— BEGIN Source data —

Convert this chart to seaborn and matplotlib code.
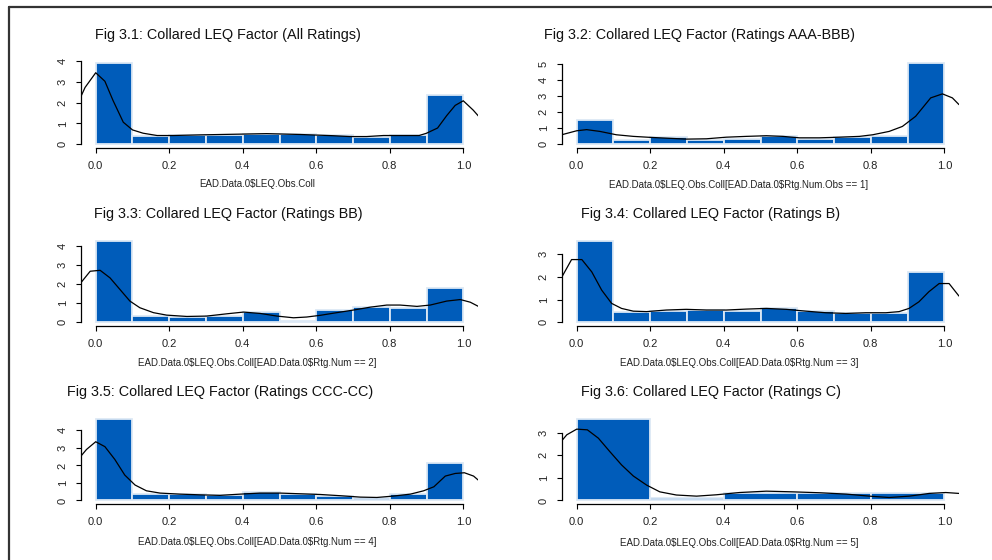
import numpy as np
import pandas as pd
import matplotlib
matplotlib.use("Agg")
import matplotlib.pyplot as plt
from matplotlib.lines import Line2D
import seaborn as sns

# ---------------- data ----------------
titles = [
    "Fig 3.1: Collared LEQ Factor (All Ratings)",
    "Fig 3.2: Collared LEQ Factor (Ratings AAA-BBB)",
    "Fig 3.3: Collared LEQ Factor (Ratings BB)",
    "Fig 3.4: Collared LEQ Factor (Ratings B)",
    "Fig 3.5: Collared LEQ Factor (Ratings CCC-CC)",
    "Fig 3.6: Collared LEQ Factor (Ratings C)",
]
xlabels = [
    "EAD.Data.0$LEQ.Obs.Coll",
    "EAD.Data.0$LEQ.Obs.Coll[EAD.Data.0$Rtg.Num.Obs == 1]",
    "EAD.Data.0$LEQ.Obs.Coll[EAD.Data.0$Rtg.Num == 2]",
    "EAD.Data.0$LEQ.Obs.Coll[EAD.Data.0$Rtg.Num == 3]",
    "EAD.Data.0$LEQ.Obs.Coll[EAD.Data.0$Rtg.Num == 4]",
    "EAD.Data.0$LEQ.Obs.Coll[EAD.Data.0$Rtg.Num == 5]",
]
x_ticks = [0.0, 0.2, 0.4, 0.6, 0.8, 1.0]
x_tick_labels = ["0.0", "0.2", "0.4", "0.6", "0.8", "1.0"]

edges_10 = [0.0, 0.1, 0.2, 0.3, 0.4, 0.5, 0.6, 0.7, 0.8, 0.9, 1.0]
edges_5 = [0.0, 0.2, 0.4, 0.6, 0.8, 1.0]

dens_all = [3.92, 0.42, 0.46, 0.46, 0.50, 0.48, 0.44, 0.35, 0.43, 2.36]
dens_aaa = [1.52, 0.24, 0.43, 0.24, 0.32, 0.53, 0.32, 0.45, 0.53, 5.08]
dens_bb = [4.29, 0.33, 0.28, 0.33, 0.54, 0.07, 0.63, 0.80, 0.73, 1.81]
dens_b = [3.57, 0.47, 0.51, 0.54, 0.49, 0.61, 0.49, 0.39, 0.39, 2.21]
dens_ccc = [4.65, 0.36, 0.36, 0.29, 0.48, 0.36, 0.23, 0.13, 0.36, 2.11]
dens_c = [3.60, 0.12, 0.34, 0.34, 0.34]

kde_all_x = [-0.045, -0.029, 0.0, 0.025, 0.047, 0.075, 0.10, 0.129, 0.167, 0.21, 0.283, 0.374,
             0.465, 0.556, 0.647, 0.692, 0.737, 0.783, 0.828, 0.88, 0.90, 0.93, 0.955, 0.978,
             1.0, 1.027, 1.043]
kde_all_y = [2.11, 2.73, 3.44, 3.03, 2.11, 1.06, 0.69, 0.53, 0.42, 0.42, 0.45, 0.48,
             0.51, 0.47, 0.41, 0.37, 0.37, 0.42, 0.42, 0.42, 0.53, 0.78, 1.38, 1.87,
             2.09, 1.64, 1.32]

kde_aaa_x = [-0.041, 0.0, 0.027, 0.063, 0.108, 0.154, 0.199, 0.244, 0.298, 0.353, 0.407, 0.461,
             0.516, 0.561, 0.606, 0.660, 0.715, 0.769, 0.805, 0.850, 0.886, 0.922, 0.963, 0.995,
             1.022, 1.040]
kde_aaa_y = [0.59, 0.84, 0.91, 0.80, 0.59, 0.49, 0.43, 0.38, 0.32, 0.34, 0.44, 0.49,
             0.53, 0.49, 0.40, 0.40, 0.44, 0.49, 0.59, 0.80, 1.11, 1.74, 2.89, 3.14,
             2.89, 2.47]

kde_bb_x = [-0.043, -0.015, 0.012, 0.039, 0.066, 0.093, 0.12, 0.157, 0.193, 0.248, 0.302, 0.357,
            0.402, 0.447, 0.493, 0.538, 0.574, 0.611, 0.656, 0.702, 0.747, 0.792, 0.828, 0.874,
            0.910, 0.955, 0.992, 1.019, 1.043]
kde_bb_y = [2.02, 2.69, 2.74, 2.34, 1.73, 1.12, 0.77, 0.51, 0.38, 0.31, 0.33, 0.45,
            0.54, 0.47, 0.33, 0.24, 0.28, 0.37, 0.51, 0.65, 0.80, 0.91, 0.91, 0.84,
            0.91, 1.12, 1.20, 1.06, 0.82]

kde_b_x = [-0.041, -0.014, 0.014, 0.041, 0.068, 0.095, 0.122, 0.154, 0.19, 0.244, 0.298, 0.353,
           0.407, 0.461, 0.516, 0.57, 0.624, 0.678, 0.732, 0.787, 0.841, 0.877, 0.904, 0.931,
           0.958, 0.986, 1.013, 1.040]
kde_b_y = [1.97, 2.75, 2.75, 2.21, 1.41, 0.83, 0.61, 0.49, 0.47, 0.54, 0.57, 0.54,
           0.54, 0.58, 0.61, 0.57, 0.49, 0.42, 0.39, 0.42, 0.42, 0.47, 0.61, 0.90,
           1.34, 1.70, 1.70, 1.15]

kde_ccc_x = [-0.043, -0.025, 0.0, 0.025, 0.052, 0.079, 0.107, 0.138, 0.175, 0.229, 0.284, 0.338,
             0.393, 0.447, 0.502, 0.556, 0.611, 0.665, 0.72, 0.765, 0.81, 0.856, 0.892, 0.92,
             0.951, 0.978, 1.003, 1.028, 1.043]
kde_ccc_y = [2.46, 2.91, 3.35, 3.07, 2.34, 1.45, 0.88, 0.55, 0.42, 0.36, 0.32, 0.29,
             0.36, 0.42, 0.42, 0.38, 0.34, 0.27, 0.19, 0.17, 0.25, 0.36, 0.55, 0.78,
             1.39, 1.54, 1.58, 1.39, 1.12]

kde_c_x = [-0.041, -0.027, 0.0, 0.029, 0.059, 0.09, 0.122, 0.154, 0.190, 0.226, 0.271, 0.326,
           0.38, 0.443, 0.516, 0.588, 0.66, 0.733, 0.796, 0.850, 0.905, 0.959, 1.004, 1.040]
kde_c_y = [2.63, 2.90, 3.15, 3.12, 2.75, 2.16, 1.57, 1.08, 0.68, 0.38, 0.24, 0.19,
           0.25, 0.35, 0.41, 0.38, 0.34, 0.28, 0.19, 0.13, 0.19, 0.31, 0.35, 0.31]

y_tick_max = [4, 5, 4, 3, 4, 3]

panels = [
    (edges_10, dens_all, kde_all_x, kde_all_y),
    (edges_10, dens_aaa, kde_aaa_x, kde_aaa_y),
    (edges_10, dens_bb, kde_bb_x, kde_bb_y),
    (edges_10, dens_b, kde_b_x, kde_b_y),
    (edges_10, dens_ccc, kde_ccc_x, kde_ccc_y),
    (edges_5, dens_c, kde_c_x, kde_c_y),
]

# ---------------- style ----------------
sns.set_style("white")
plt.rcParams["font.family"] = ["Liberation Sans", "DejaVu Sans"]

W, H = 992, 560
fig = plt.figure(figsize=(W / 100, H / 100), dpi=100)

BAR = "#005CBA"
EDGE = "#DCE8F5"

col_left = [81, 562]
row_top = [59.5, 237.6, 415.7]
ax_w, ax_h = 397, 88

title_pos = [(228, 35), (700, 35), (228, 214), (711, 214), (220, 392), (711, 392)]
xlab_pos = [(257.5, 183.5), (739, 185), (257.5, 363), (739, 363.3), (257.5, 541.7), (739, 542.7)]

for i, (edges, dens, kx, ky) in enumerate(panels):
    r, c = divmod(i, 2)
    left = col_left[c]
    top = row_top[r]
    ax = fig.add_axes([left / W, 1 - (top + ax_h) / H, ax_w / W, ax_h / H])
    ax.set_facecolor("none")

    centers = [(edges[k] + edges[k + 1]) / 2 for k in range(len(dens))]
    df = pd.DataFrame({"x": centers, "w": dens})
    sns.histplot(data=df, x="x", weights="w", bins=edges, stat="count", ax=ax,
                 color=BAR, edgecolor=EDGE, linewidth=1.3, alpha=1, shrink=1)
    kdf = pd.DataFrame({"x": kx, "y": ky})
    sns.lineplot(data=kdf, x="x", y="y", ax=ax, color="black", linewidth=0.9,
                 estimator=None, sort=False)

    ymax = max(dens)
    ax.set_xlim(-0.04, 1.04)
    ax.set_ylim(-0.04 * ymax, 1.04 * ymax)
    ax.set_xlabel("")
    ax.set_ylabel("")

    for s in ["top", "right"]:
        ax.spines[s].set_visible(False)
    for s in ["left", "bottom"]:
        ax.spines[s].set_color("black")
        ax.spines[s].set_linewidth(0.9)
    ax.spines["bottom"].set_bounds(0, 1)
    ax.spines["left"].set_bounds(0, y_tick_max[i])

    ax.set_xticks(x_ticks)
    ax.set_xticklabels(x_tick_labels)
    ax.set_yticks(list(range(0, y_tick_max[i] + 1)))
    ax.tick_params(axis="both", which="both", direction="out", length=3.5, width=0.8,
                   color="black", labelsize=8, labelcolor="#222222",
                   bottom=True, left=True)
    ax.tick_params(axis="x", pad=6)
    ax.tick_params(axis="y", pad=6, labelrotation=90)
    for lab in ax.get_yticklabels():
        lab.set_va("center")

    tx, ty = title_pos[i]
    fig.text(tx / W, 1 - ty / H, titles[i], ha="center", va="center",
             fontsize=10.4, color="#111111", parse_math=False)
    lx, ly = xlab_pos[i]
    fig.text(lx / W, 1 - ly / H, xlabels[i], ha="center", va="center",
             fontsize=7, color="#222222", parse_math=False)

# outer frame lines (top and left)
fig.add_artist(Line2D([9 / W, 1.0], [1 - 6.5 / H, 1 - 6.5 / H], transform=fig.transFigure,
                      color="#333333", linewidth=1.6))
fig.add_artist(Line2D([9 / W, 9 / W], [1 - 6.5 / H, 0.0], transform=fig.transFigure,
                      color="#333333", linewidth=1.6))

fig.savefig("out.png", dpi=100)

— END Source data —

Exercise description :: Up to and including the line with "import seaborn as sns", copy the data above from its first line. Skip pictures.

Answer to this problem ::
Convert this chart to seaborn and matplotlib code.
import numpy as np
import pandas as pd
import matplotlib
matplotlib.use("Agg")
import matplotlib.pyplot as plt
from matplotlib.lines import Line2D
import seaborn as sns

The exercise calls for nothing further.